My schedule has now changed a bit for the next day. She is the priority. I need to assess for safety, suicidal tendencies and begin a case plan. I meet her in the morning at the time we agreed on. It is important to help her feel heard and understood.

I have learned appropriately timed honesty, no matter how painful the truth, is key to the healing process. This allows a precedent to be established, and results in a sincere and honest working relationship. Explaining the extent of the case last night would not have served her or our working relationship.

Even though she is still in crisis today, I know ethically it is time to answer her questions. By doing so, I treat her with dignity. I am not withholding information; she can trust me.

So, I share with Lisa the extent of the charges that the District Attorney is pursuing against her boyfriend. I am careful to not speak against her boyfriend. I am relaying information to her, and my concern is providing support to her during this loss.

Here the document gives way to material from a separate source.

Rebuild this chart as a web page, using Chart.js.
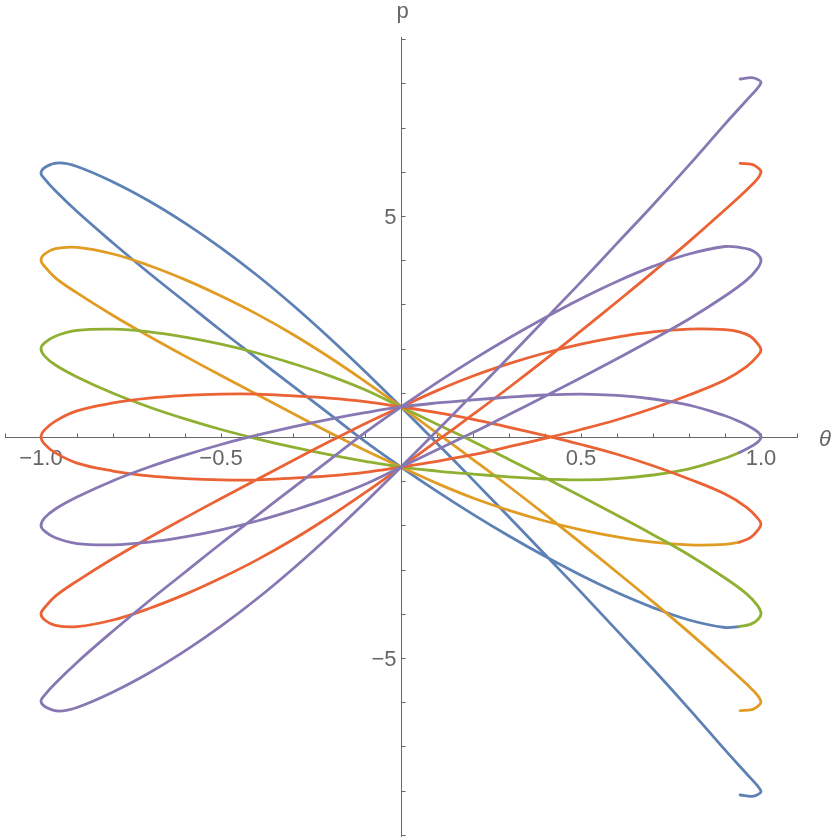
<!DOCTYPE html>
<html>
<head>
<meta charset="utf-8">
<script src="https://cdn.jsdelivr.net/npm/chart.js@4.4.1/dist/chart.umd.min.js"></script>
<style>
  html, body { margin: 0; padding: 0; background: #fff; }
  #wrap { width: 833px; height: 840px; }
</style>
</head>
<body>
<div id="wrap"><canvas id="phaseChart" width="833" height="840"></canvas></div>
<script>
// [theta, p] pairs, one list per coloured curve (in drawing order)
const bluePts = [
  [0.942,-8.10],[0.975,-8.13],[0.993,-8.08],[1.0,-8.02],
  [0.99,-7.89],[0.96,-7.62],[0.9,-7.08],[0.8,-6.15],[0.7,-5.25],[0.6,-4.38],[0.5,-3.51],[0.4,-2.66],[0.3,-1.81],[0.2,-0.97],[0.1,-0.14],[0,0.68],
  [-0.1,1.48],[-0.2,2.25],[-0.3,2.98],[-0.4,3.66],[-0.5,4.28],[-0.6,4.84],[-0.7,5.34],[-0.8,5.77],[-0.9,6.12],[-0.95,6.20],[-0.985,6.12],[-1.0,5.98],
  [-0.99,5.84],[-0.96,5.57],[-0.9,5.10],[-0.8,4.39],[-0.7,3.71],[-0.6,3.06],[-0.5,2.41],[-0.4,1.78],[-0.3,1.15],[-0.2,0.53],[-0.1,-0.10],[0,-0.68],
  [0.1,-1.23],[0.2,-1.75],[0.3,-2.24],[0.4,-2.70],[0.5,-3.13],[0.6,-3.52],[0.7,-3.86],[0.8,-4.14],[0.9,-4.31],[0.94,-4.29]
];
const orangePts = [
  [0.942,-6.19],[0.975,-6.17],[0.993,-6.08],[1.0,-6.0],
  [0.99,-5.84],[0.96,-5.59],[0.9,-5.14],[0.8,-4.42],[0.7,-3.73],[0.6,-3.06],[0.5,-2.40],[0.4,-1.75],[0.3,-1.12],[0.2,-0.51],[0.1,0.09],[0,0.68],
  [-0.1,1.26],[-0.2,1.81],[-0.3,2.32],[-0.4,2.78],[-0.5,3.19],[-0.6,3.56],[-0.7,3.88],[-0.8,4.14],[-0.9,4.29],[-0.96,4.26],[-0.99,4.14],[-1.0,4.0],
  [-0.99,3.86],[-0.96,3.60],[-0.9,3.26],[-0.8,2.75],[-0.7,2.28],[-0.6,1.83],[-0.5,1.39],[-0.4,0.96],[-0.3,0.53],[-0.2,0.11],[-0.1,-0.30],[0,-0.68],
  [0.1,-1.05],[0.2,-1.38],[0.3,-1.66],[0.4,-1.90],[0.5,-2.10],[0.6,-2.26],[0.7,-2.38],[0.8,-2.44],[0.9,-2.43],[0.94,-2.38]
];
const greenPts = [
  [0.94,-4.29],[0.97,-4.24],[0.99,-4.14],[1.0,-4.0],
  [0.99,-3.81],[0.96,-3.55],[0.9,-3.19],[0.8,-2.67],[0.7,-2.21],[0.6,-1.77],[0.5,-1.34],[0.4,-0.92],[0.3,-0.51],[0.2,-0.10],[0.1,0.29],[0,0.68],
  [-0.1,1.07],[-0.2,1.39],[-0.3,1.66],[-0.4,1.90],[-0.5,2.10],[-0.6,2.26],[-0.7,2.38],[-0.8,2.44],[-0.9,2.41],[-0.96,2.28],[-0.99,2.13],[-1.0,2.0],
  [-0.99,1.83],[-0.96,1.63],[-0.9,1.36],[-0.8,0.99],[-0.7,0.68],[-0.6,0.41],[-0.5,0.17],[-0.4,-0.04],[-0.3,-0.23],[-0.2,-0.40],[-0.1,-0.55],[0,-0.68],
  [0.1,-0.77],[0.2,-0.84],[0.3,-0.90],[0.4,-0.95],[0.5,-0.97],[0.6,-0.94],[0.7,-0.86],[0.8,-0.72],[0.9,-0.48],[0.94,-0.35]
];
const redPts = [
  [0.94,-2.38],[0.97,-2.28],[0.99,-2.12],[1.0,-1.97],
  [0.99,-1.83],[0.96,-1.59],[0.9,-1.29],[0.8,-0.95],[0.7,-0.65],[0.6,-0.39],[0.5,-0.17],[0.4,0.03],[0.3,0.22],[0.2,0.40],[0.1,0.55],[0,0.68],
  [-0.1,0.80],[-0.2,0.88],[-0.3,0.93],[-0.4,0.97],[-0.5,0.97],[-0.6,0.94],[-0.7,0.88],[-0.8,0.77],[-0.9,0.59],[-0.96,0.36],[-0.99,0.16],[-1.0,0],
  [-0.99,-0.16],[-0.96,-0.36],[-0.9,-0.59],[-0.8,-0.77],[-0.7,-0.88],[-0.6,-0.94],[-0.5,-0.97],[-0.4,-0.97],[-0.3,-0.93],[-0.2,-0.88],[-0.1,-0.80],[0,-0.68],
  [0.1,-0.55],[0.2,-0.40],[0.3,-0.22],[0.4,-0.03],[0.5,0.17],[0.6,0.39],[0.7,0.65],[0.8,0.95],[0.9,1.29],[0.96,1.59],[0.99,1.83],[1.0,1.97],
  [0.99,2.12],[0.97,2.28],[0.94,2.38],[0.9,2.43],[0.8,2.44],[0.7,2.38],[0.6,2.26],[0.5,2.10],[0.4,1.90],[0.3,1.66],[0.2,1.38],[0.1,1.05],[0,0.68],
  [-0.1,0.30],[-0.2,-0.11],[-0.3,-0.53],[-0.4,-0.96],[-0.5,-1.39],[-0.6,-1.83],[-0.7,-2.28],[-0.8,-2.75],[-0.9,-3.26],[-0.96,-3.60],[-0.99,-3.86],[-1.0,-4.0],
  [-0.99,-4.14],[-0.96,-4.26],[-0.9,-4.29],[-0.8,-4.14],[-0.7,-3.88],[-0.6,-3.56],[-0.5,-3.19],[-0.4,-2.78],[-0.3,-2.32],[-0.2,-1.81],[-0.1,-1.26],[0,-0.68],
  [0.1,-0.09],[0.2,0.51],[0.3,1.12],[0.4,1.75],[0.5,2.40],[0.6,3.06],[0.7,3.73],[0.8,4.42],[0.9,5.14],[0.96,5.59],[0.99,5.84],[1.0,6.0],
  [0.993,6.08],[0.975,6.17],[0.942,6.19]
];
const purplePts = [
  [0.94,-0.35],[0.96,-0.27],[0.99,-0.12],[1.0,0],
  [0.99,0.12],[0.96,0.27],[0.94,0.35],[0.9,0.48],[0.8,0.72],[0.7,0.86],[0.6,0.94],[0.5,0.97],[0.4,0.95],[0.3,0.90],[0.2,0.84],[0.1,0.77],[0,0.68],
  [-0.1,0.55],[-0.2,0.40],[-0.3,0.23],[-0.4,0.04],[-0.5,-0.17],[-0.6,-0.41],[-0.7,-0.68],[-0.8,-0.99],[-0.9,-1.36],[-0.96,-1.63],[-0.99,-1.83],[-1.0,-2.0],
  [-0.99,-2.13],[-0.96,-2.28],[-0.9,-2.41],[-0.8,-2.44],[-0.7,-2.38],[-0.6,-2.26],[-0.5,-2.10],[-0.4,-1.90],[-0.3,-1.66],[-0.2,-1.39],[-0.1,-1.07],[0,-0.68],
  [0.1,-0.29],[0.2,0.10],[0.3,0.51],[0.4,0.92],[0.5,1.34],[0.6,1.77],[0.7,2.21],[0.8,2.67],[0.9,3.19],[0.96,3.55],[0.99,3.81],[1.0,4.0],
  [0.99,4.14],[0.97,4.24],[0.94,4.29],[0.9,4.31],[0.8,4.14],[0.7,3.86],[0.6,3.52],[0.5,3.13],[0.4,2.70],[0.3,2.24],[0.2,1.75],[0.1,1.23],[0,0.68],
  [-0.1,0.10],[-0.2,-0.53],[-0.3,-1.15],[-0.4,-1.78],[-0.5,-2.41],[-0.6,-3.06],[-0.7,-3.71],[-0.8,-4.39],[-0.9,-5.10],[-0.96,-5.57],[-0.99,-5.84],[-1.0,-5.98],
  [-0.985,-6.12],[-0.95,-6.20],[-0.9,-6.12],[-0.8,-5.77],[-0.7,-5.34],[-0.6,-4.84],[-0.5,-4.28],[-0.4,-3.66],[-0.3,-2.98],[-0.2,-2.25],[-0.1,-1.48],[0,-0.68],
  [0.1,0.14],[0.2,0.97],[0.3,1.81],[0.4,2.66],[0.5,3.51],[0.6,4.38],[0.7,5.25],[0.8,6.15],[0.9,7.08],[0.96,7.62],[0.99,7.89],[1.0,8.02],
  [0.993,8.08],[0.975,8.13],[0.942,8.10]
];

const curveColors = ['#5E81B5', '#E19C24', '#8FB032', '#EB6235', '#8778B3'];
const thetaLabels = [-1.0, -0.5, 0.5, 1.0];
const pLabels = [-5, 5];
const thetaRange = [-1.1, 1.1];
const pRange = [-9.05, 9.05];

const toXY = pts => pts.map(([t, p]) => ({ x: t, y: p }));
const fmt = (v, digits) => (v < 0 ? '\u2212' : '') + Math.abs(v).toFixed(digits);

// Mathematica style axes crossing at the origin, drawn under the curves
const originAxes = {
  id: 'originAxes',
  beforeDatasetsDraw(chart) {
    const { ctx, scales: { x, y } } = chart;
    const x0 = Math.round(x.getPixelForValue(0)) + 0.5;
    const y0 = Math.round(y.getPixelForValue(0)) + 0.5;
    ctx.save();
    ctx.strokeStyle = '#666';
    ctx.lineWidth = 1;
    ctx.beginPath();
    ctx.moveTo(x.left, y0); ctx.lineTo(x.right + 1, y0);
    ctx.moveTo(x0, y.top); ctx.lineTo(x0, y.bottom);
    for (let i = -11; i <= 11; i++) {
      if (i === 0) continue;
      const px = Math.round(x.getPixelForValue(i / 10)) + 0.5;
      ctx.moveTo(px, y0); ctx.lineTo(px, y0 - 4);
    }
    for (let j = -9; j <= 9; j++) {
      if (j === 0) continue;
      const py = Math.round(y.getPixelForValue(j)) + 0.5;
      ctx.moveTo(x0, py); ctx.lineTo(x0 + 4, py);
    }
    ctx.stroke();

    ctx.fillStyle = '#666';
    ctx.font = '22px "Liberation Sans", Arial, sans-serif';
    ctx.textAlign = 'center';
    ctx.textBaseline = 'alphabetic';
    thetaLabels.forEach(v => {
      ctx.fillText(fmt(v, 1), x.getPixelForValue(v), y0 + 27);
    });
    ctx.textAlign = 'right';
    pLabels.forEach(v => {
      ctx.fillText(fmt(v, 0), x0 - 5, y.getPixelForValue(v) + 8);
    });
    ctx.textAlign = 'center';
    ctx.fillText('p', x0 + 1, 18);
    ctx.font = 'italic 22px "Liberation Sans", Arial, sans-serif';
    ctx.textAlign = 'left';
    ctx.fillText('\u03B8', 819, y0 + 8);
    ctx.restore();
  }
};

const allCurves = [bluePts, orangePts, greenPts, redPts, purplePts];

new Chart(document.getElementById('phaseChart'), {
  type: 'scatter',
  data: {
    datasets: allCurves.map((pts, i) => ({
      data: toXY(pts),
      showLine: true,
      borderColor: curveColors[i],
      borderWidth: 2.8,
      borderJoinStyle: 'round',
      borderCapStyle: 'round',
      pointRadius: 0,
      tension: 0.4,
      fill: false,
      order: allCurves.length - i
    }))
  },
  options: {
    responsive: false,
    animation: false,
    layout: { padding: { left: 5, right: 36, top: 37, bottom: 3 } },
    plugins: { legend: { display: false }, tooltip: { enabled: false } },
    scales: {
      x: { type: 'linear', min: thetaRange[0], max: thetaRange[1], display: false },
      y: { type: 'linear', min: pRange[0], max: pRange[1], display: false }
    }
  },
  plugins: [originAxes]
});
</script>
</body>
</html>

It is important to understand she is grieving a person, a future and a life she believed she envisioned for herself. In this moment, I choose to remain neutral about the case, despite my inner bias, because she needs someone to sit in her pain with her, without having an opinion.

My hope is that she encounters people who are concerned about her, with no strings attached, no quota to meet, with no expectation of getting something in return. Only then will she be capable of truly choosing—with freedom—the life she wants for herself.